How to Make Your Life "Something to Die For"
If you are a bit of a hedonist, this book isn't for you. If you yearn for a life of meaning and want to create a "life to die for," read on.
Something to Live For: Finding Your Way in the Second Half of Life, 2008, by coach Richard J. Leider and educator/ philosopher David Shapiro, offers us another guide for living. Leider has taken groups of men to East Africa for the past 25 years. There, they reflect upon their adventures and "inventures" (self-reflections) as they sit around the fire in the evening with the wise elders of the traditional hunter-gatherer tribe, called the Hadza, that Richard has forged a relationship with. They apply the cultural, ecological, and spiritual learning from their journey to the questions: Why do some people create something to live for in their later years and others do not? Why are so few people happy at any age? They wonder: How can we make the 2nd half of life as energizing and exciting as the 1st half?
The men ask themselves existential questions: Where do I come from? Where am I going? What is my life purpose? Through stories of their African experience, they suggest that "something to live for" comes from linking savoring with saving the world. How do we do that?
Savoring in the 2nd half of life, they write, involves a new way of thinking, where we value the now as much as we value the destination. Spiritual thinkers over the ages... popularized currently by Eckhart Tolle, Thich Nhat Hanh, and many others... recognize the power of being in the present moment. The pilgrimages to Africa for these Western men epitomizes a return to basics, to be able to view life from the lens of the present moment.
Saving the world suggests a generativity, an openness to being generous with our community, however large or small we define that. It's a life of meaningful connections to and caring for the future generations.

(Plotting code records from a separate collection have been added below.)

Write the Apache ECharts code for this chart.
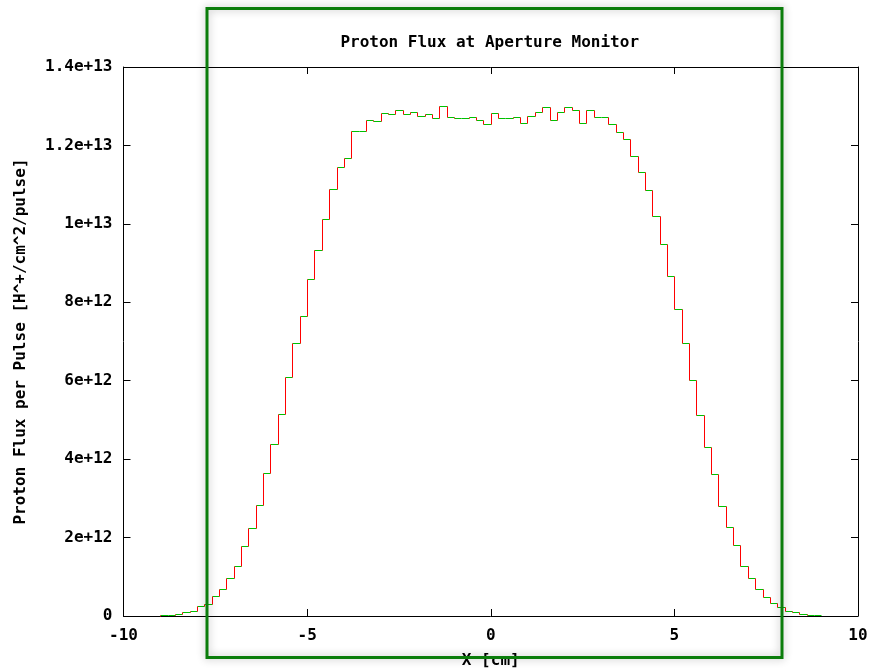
<!DOCTYPE html>
<html><head><meta charset="utf-8">
<script src="https://cdn.jsdelivr.net/npm/echarts@6/dist/echarts.min.js"></script>
<style>html,body{margin:0;padding:0;background:#fff}#c{width:872px;height:669px}</style>
</head><body><div id="c"></div>
<script>
// Histogram bins: left edge of first bin and bin width (cm)
const binStart = -9.0;
const binWidth = 0.2;
// Flux per bin, in units of 1e12 H^+/cm^2/pulse
const fluxE12 = [
  0.02, 0.02, 0.06, 0.094, 0.135, 0.25, 0.30, 0.52, 0.70, 0.98,
  1.28, 1.78, 2.24, 2.84, 3.65, 4.39, 5.15, 6.10, 6.96, 7.66,
  8.60, 9.34, 10.12, 10.88, 11.45, 11.67, 12.36, 12.36, 12.64, 12.62,
  12.82, 12.80, 12.90, 12.80, 12.86, 12.76, 12.80, 12.69, 13.01, 12.72,
  12.69, 12.69, 12.72, 12.65, 12.54, 12.82, 12.69, 12.69, 12.72, 12.58,
  12.76, 12.86, 12.98, 12.65, 12.86, 12.97, 12.90, 12.58, 12.90, 12.72,
  12.72, 12.54, 12.34, 12.16, 11.73, 11.32, 10.86, 10.19, 9.49, 8.68,
  7.83, 6.96, 6.01, 5.12, 4.32, 3.61, 2.80, 2.28, 1.82, 1.28,
  0.98, 0.70, 0.48, 0.34, 0.24, 0.135, 0.094, 0.05, 0.02, 0.02
];
const xTickLabels = ['-10', '-5', '0', '5', '10'];
const yTickLabels = ['0', '2e+12', '4e+12', '6e+12', '8e+12', '1e+13', '1.2e+13', '1.4e+13'];
const titleText = 'Proton Flux at Aperture Monitor';
const xName = 'X [cm]';
const yName = 'Proton Flux per Pulse [H^+/cm^2/pulse]';

const FONT = 'DejaVu Sans Mono';
const FS = 16;
const data = fluxE12.map((v, i) => [binStart + i * binWidth, binStart + (i + 1) * binWidth, v, i === 0 ? 0 : fluxE12[i - 1]]);

const chart = echarts.init(document.getElementById('c'), null, {renderer: 'canvas'});
const crisp = v => Math.round(v) + 0.5;
const axisCommon = {
  axisLine: {show: true, onZero: false, lineStyle: {color: '#000', width: 1}},
  axisTick: {show: true, inside: true, length: 7, lineStyle: {color: '#000'}},
  splitLine: {show: false}
};
const txt = {fontFamily: FONT, fontSize: FS, fontWeight: 'bold', color: '#000'};
chart.setOption({
  animation: false,
  backgroundColor: '#fff',
  title: {
    text: titleText, left: 484.7, top: 30, textAlign: 'center',
    textStyle: txt
  },
  grid: {left: 123.5, right: 14, top: 67, bottom: 53, containLabel: false, outerBoundsMode: 'none'},
  xAxis: [
    Object.assign({
      type: 'value', min: -10, max: 10, interval: 5, position: 'bottom',
      name: xName, nameLocation: 'middle', nameGap: 37,
      nameTextStyle: txt,
      axisLabel: Object.assign({margin: 12,
        formatter: v => xTickLabels[Math.round((v + 10) / 5)]}, txt)
    }, axisCommon),
    Object.assign({
      type: 'value', min: -10, max: 10, interval: 5, position: 'top',
      axisLabel: {show: false}
    }, axisCommon)
  ],
  yAxis: [
    Object.assign({
      type: 'value', min: 0, max: 14, interval: 2, position: 'left',
      name: yName, nameLocation: 'middle', nameGap: 95, nameRotate: 90,
      nameTextStyle: txt,
      axisLabel: Object.assign({margin: 11,
        formatter: v => yTickLabels[Math.round(v / 2)]}, txt)
    }, axisCommon),
    Object.assign({
      type: 'value', min: 0, max: 14, interval: 2, position: 'right',
      axisLabel: {show: false}
    }, axisCommon)
  ],
  series: [{
    type: 'custom',
    xAxisIndex: 0, yAxisIndex: 0,
    data: data,
    clip: false,
    renderItem: function (params, api) {
      const x0 = api.value(0), x1 = api.value(1), y = api.value(2), yPrev = api.value(3);
      const a = api.coord([x0, y]);
      const b = api.coord([x1, y]);
      const p = api.coord([x0, yPrev]);
      return {
        type: 'group',
        children: [
          {type: 'line', shape: {x1: crisp(a[0]), y1: crisp(a[1]), x2: crisp(b[0]), y2: crisp(b[1])},
            style: {stroke: '#00c000', lineWidth: 1}},
          {type: 'line', shape: {x1: crisp(p[0]), y1: crisp(p[1]), x2: crisp(a[0]), y2: crisp(a[1])},
            style: {stroke: '#ff0000', lineWidth: 1}}
        ]
      };
    }
  }],
  graphic: [{
    type: 'rect', z: 100,
    shape: {x: 207, y: 8.5, width: 575, height: 649},
    style: {fill: 'none', stroke: '#0b7d0b', lineWidth: 3,
      shadowBlur: 8, shadowColor: 'rgba(0,0,0,0.3)'}
  }]
});
</script>
</body></html>
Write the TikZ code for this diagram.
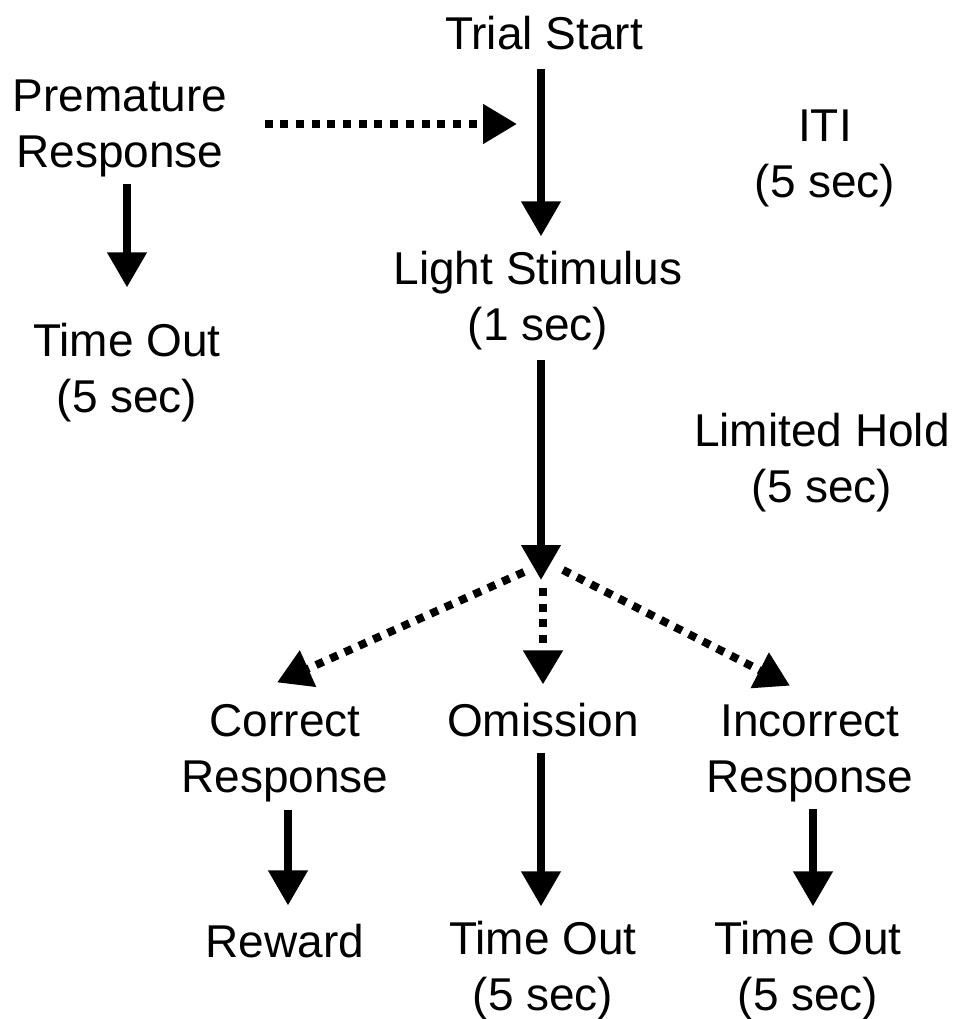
\documentclass[tikz,border=0pt]{standalone}
\usepackage{fontspec}
\setmainfont{Liberation Sans}
\usetikzlibrary{arrows.meta,calc}
\begin{document}
\begin{tikzpicture}[x=1pt,y=-1pt,
  lbl/.style={inner sep=0pt, align=center, font=\fontsize{46}{56}\selectfont},
  solidarr/.style={line width=7.5pt, -{Triangle[width=38pt,length=35pt]}},
  dotarr/.style={line width=8pt, dash pattern=on 8pt off 7.7pt, -{Triangle[width=38pt,length=34pt]}}]
\useasboundingbox (0,0) rectangle (955,1019);
\node[lbl] (ts) at (544,33.5) {Trial Start};
\node[lbl] (pr) at (120,128.5) {Premature\\Response};
\node[lbl] (iti) at (825,158.5) {ITI\\(5 sec)};
\node[lbl] (ls) at (538,301) {Light Stimulus\\(1 sec)};
\node[lbl] (to1) at (127,373) {Time Out\\(5 sec)};
\node[lbl] (lh) at (822,463) {Limited Hold\\(5 sec)};
\node[lbl] (cr) at (285,753.5) {Correct\\Response};
\node[lbl] (om) at (543,720.5) {Omission};
\node[lbl] (ir) at (810,753.5) {Incorrect\\Response};
\node[lbl] (rw) at (285,941.5) {Reward};
\node[lbl] (to2) at (543,971) {Time Out\\(5 sec)};
\node[lbl] (to3) at (808,971) {Time Out\\(5 sec)};
% free ends
\coordinate (hub) at (541,580);
\coordinate (prtip) at (517,124);
% solid arrows
\draw[solidarr] ($(ts.south)+(-3,18)$) -- ($(ls.north)+(3,-15)$);
\draw[solidarr] ($(ls.south)+(3,9)$) -- (hub);
\draw[solidarr] ($(pr.south)+(7,7)$) -- ($(to1.north)+(0,-36)$);
\draw[solidarr] ($(cr.south)+(3,7)$) -- ($(rw.north)+(3,-19)$);
\draw[solidarr] ($(om.south)+(-2,15)$) -- ($(to2.north)+(-2,-15)$);
\draw[solidarr] ($(ir.south)+(3,7)$) -- ($(to3.north)+(5,-15)$);
% dotted arrows
\draw[dotarr] ($(pr.east)+(37,-4.5)$) -- (prtip);
\draw[dotarr] ($(hub)+(-17,-8)$) -- ($(cr.north)+(-8,-22)$);
\draw[dotarr] ($(hub)+(2,8)$) -- ($(om.north)+(0,-19)$);
\draw[dotarr] ($(hub)+(22,-10)$) -- ($(ir.north)+(-20,-19)$);
\end{tikzpicture}
\end{document}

The book includes exercises of writing "Letters to Live For," letters to your younger self from the vantage point of what you know now, letters to your child, to a deceased love one, to someone you've had difficulty with. In these writings, the authors counsel us to "put your whole self in" and see what you learn about yourself.
The mantra of their trip became "better than good." How can we find our voices that are "wholehearted, authentic, and purposeful?" When we do, then our 2nd half of life becomes "better than good."